NOT REQUIRED OF CHURCHES by Rick Brand
Now may be a good time to remind ourselves about the two parts to every marriage ceremony. In this country (it is not true in other countries) the “traditional” church wedding was a mixture of state and religion. The minister acted on behalf of the state and united the couple in a legal contract. The minister also acted on behalf of the religious group and gave a blessing and invited a promise from the couple to live together in love.
The Supreme Court has appropriately ruled that homosexuals are entitled to enter into the legal contract and to receive all of the rights, duties and responsibilities of the legal contract. They may now file joint income taxes. They are responsible for each other’s bills. They can get health insurance from companies that cover “families.” They are now permitted to be recognized as a unit. Hospitals will let one partner visit the other in ICU, and other such privileges.
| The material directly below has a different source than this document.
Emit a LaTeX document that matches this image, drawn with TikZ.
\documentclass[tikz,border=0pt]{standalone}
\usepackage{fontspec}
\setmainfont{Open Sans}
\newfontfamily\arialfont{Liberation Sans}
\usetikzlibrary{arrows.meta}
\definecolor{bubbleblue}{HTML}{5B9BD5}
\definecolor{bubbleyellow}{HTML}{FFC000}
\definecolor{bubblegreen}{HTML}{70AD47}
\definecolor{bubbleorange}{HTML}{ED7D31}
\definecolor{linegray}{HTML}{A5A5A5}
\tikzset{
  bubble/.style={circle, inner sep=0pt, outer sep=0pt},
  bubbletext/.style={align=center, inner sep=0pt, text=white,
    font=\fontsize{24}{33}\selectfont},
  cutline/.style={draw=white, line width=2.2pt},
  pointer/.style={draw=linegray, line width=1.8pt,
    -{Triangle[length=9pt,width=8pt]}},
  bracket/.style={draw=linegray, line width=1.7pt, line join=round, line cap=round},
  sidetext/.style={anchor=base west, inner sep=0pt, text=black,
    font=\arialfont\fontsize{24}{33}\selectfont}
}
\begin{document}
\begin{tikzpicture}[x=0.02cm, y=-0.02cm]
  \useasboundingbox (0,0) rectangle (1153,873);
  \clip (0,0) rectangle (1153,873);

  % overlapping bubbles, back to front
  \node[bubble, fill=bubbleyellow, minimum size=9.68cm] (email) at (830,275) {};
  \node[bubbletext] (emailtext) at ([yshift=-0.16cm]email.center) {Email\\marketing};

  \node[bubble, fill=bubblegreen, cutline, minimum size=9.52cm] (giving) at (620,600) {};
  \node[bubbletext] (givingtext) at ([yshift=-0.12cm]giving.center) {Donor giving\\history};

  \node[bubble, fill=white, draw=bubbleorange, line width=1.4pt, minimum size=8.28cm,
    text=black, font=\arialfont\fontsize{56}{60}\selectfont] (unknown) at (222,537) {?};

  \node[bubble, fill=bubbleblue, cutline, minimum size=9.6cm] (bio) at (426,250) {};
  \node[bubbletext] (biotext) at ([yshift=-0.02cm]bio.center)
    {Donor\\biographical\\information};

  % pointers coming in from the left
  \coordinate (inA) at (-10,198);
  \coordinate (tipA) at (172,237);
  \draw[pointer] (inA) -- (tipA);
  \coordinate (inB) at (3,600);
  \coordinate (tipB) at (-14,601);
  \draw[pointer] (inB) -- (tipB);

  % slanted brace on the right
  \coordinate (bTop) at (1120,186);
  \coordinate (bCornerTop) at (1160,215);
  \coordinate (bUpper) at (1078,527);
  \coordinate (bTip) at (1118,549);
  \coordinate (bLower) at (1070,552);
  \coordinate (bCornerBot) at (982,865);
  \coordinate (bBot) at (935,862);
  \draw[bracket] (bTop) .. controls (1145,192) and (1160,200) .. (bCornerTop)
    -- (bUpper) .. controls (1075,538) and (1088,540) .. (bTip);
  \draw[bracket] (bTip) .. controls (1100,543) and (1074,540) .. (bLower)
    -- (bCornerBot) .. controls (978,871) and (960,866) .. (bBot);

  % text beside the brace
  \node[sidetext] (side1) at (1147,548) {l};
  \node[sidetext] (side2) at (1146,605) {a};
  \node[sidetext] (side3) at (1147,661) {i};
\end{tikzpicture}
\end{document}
The Court did not say anywhere that the homosexual couple were entitled to any religious ceremony. There is no requirement for any religious group to hold a wedding for a same sex couple if they do not want to bless that union. Ministers have always had the authority to refuse to do weddings of couple they do not think should be married. Ministers have refused to marry divorced people. Whether or not a religious group wants to have same sex marriages as part of its witness to the God they serve, is entirely up to the minister or the governing body.
The Court says that all citizens are entitled to join in love with others and receive the same protection, the same benefits, the same burdens as other couples. That is the state, the legal part. Religious assemblies are still free to decided whether or not to bless that union. The magistrate should not have that privilege as they are servants of the state part of the ceremony.